## Task details
Transcribe the data in full and exactly, omitting any pictures.

--- START ---

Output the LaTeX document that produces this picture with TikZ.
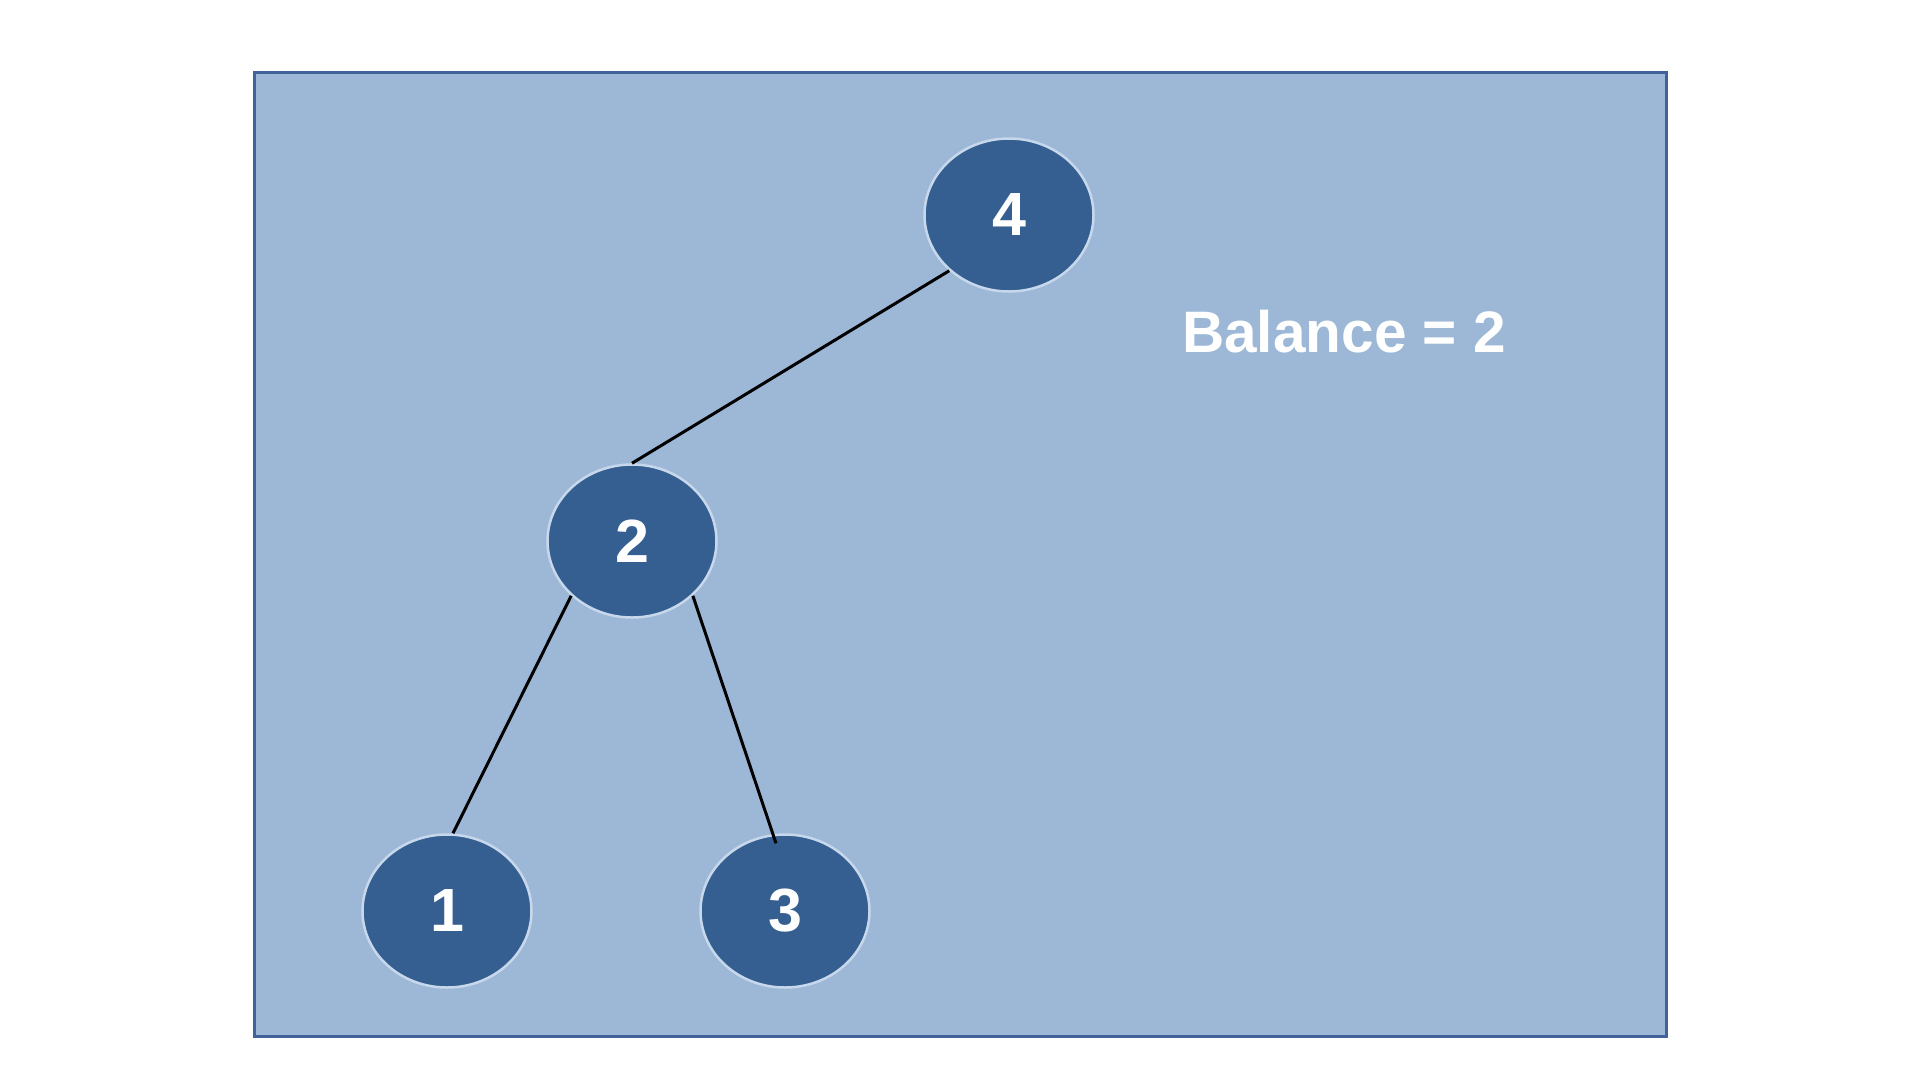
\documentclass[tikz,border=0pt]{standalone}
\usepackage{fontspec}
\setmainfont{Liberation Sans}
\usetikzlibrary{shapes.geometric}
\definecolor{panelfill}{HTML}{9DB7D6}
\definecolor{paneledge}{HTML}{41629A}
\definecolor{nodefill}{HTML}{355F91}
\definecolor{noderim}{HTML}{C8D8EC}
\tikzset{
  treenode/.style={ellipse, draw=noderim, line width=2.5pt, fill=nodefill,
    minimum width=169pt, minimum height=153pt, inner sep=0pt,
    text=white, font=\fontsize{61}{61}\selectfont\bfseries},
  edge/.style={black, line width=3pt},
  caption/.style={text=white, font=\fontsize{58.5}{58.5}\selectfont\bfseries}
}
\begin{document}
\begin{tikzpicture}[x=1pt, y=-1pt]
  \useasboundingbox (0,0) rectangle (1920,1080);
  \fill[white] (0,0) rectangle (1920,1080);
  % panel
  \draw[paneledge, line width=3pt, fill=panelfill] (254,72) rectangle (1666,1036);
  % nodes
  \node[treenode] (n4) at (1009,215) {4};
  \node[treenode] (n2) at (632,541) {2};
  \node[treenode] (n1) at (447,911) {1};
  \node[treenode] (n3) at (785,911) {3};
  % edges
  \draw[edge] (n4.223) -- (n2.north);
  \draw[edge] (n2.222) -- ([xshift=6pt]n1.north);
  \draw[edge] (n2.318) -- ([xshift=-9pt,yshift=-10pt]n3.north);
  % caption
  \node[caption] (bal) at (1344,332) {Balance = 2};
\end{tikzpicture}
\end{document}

--- END ---

## Full output
Output the LaTeX document that produces this picture with TikZ.
\documentclass[tikz,border=0pt]{standalone}
\usepackage{fontspec}
\setmainfont{Liberation Sans}
\usetikzlibrary{shapes.geometric}
\definecolor{panelfill}{HTML}{9DB7D6}
\definecolor{paneledge}{HTML}{41629A}
\definecolor{nodefill}{HTML}{355F91}
\definecolor{noderim}{HTML}{C8D8EC}
\tikzset{
  treenode/.style={ellipse, draw=noderim, line width=2.5pt, fill=nodefill,
    minimum width=169pt, minimum height=153pt, inner sep=0pt,
    text=white, font=\fontsize{61}{61}\selectfont\bfseries},
  edge/.style={black, line width=3pt},
  caption/.style={text=white, font=\fontsize{58.5}{58.5}\selectfont\bfseries}
}
\begin{document}
\begin{tikzpicture}[x=1pt, y=-1pt]
  \useasboundingbox (0,0) rectangle (1920,1080);
  \fill[white] (0,0) rectangle (1920,1080);
  % panel
  \draw[paneledge, line width=3pt, fill=panelfill] (254,72) rectangle (1666,1036);
  % nodes
  \node[treenode] (n4) at (1009,215) {4};
  \node[treenode] (n2) at (632,541) {2};
  \node[treenode] (n1) at (447,911) {1};
  \node[treenode] (n3) at (785,911) {3};
  % edges
  \draw[edge] (n4.223) -- (n2.north);
  \draw[edge] (n2.222) -- ([xshift=6pt]n1.north);
  \draw[edge] (n2.318) -- ([xshift=-9pt,yshift=-10pt]n3.north);
  % caption
  \node[caption] (bal) at (1344,332) {Balance = 2};
\end{tikzpicture}
\end{document}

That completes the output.